As Timekeeper in residence in 2013 at UCL Petrie Museum of Egyptian Archaeology in London, Cathy led a multi-disciplinary AHRC-funded research project, discussion programme and exhibition on the cultural history of how we picture time (ranging from a many-horned goat to a sun-tracking flower) in collaboration with scholars from archaeology, ancient history, philosophy, science, psychology and architecture. The project created a model of engagement that has since been adopted widely across UCL culture.
As Chisenhale Gallery’s artist in residence in Victoria Park, London, she made Stereochron Island (2014), a project that reimagines the park as a tiny island territory campaigning to become a state without clocks.

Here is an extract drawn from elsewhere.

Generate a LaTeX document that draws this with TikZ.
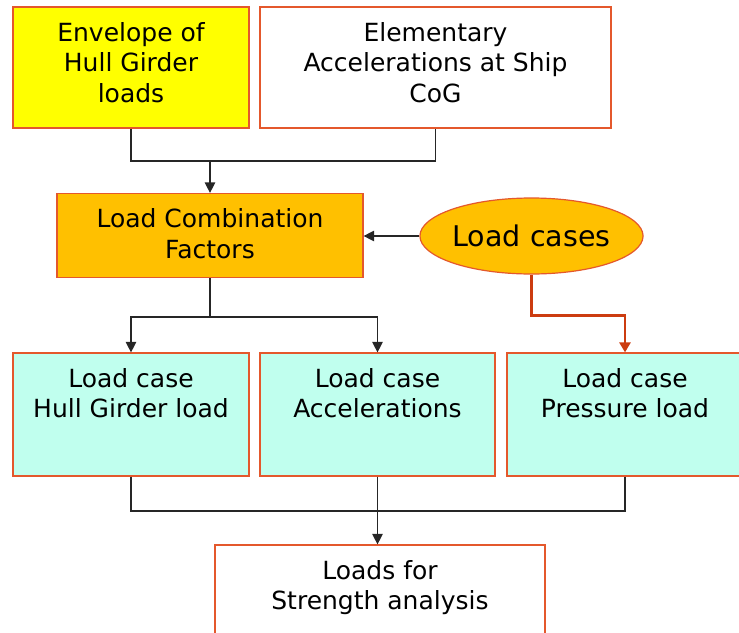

In her wider work, Cathy has been Head of Academy at Scriberia, a founding faculty member at The School of Life, London, and Curator for Art on the Underground (Transport for London). As Head of Interaction at Artangel in the early 2000s, she devised and co-commissioned its pioneering Nights of London programme of projects by artists and writers exploring the nocturnal city with people who stay awake, work or watch over it.
Cathy has been a guest contributor to the Digital Human and Human Zoo programmes on BBC Radio 4, and the Weekly show on Monocle 24 Radio. She has written for The Guardian and co-created a series of mini-publications inserted in Cabinet Magazine.
She has given guest lectures and workshops for many cultural and academic organisations, including the British Council/UCL Museum Training School, D&AD (President’s Lecture series), the Royal College of Art’s MA in Curating Contemporary Art, the Gerrit Rietveld Academy in Amsterdam, the National College of Art and Design in Dublin, the Irish Museum of Modern Art, and How the Light Gets In philosophy festival in Hay-on-Wye.
Cathy holds an MA (dist.) in Media and Communications (1997) from Goldsmiths University of London, and a BA (1st Class) in Social and Political Sciences (1995) from Cambridge University.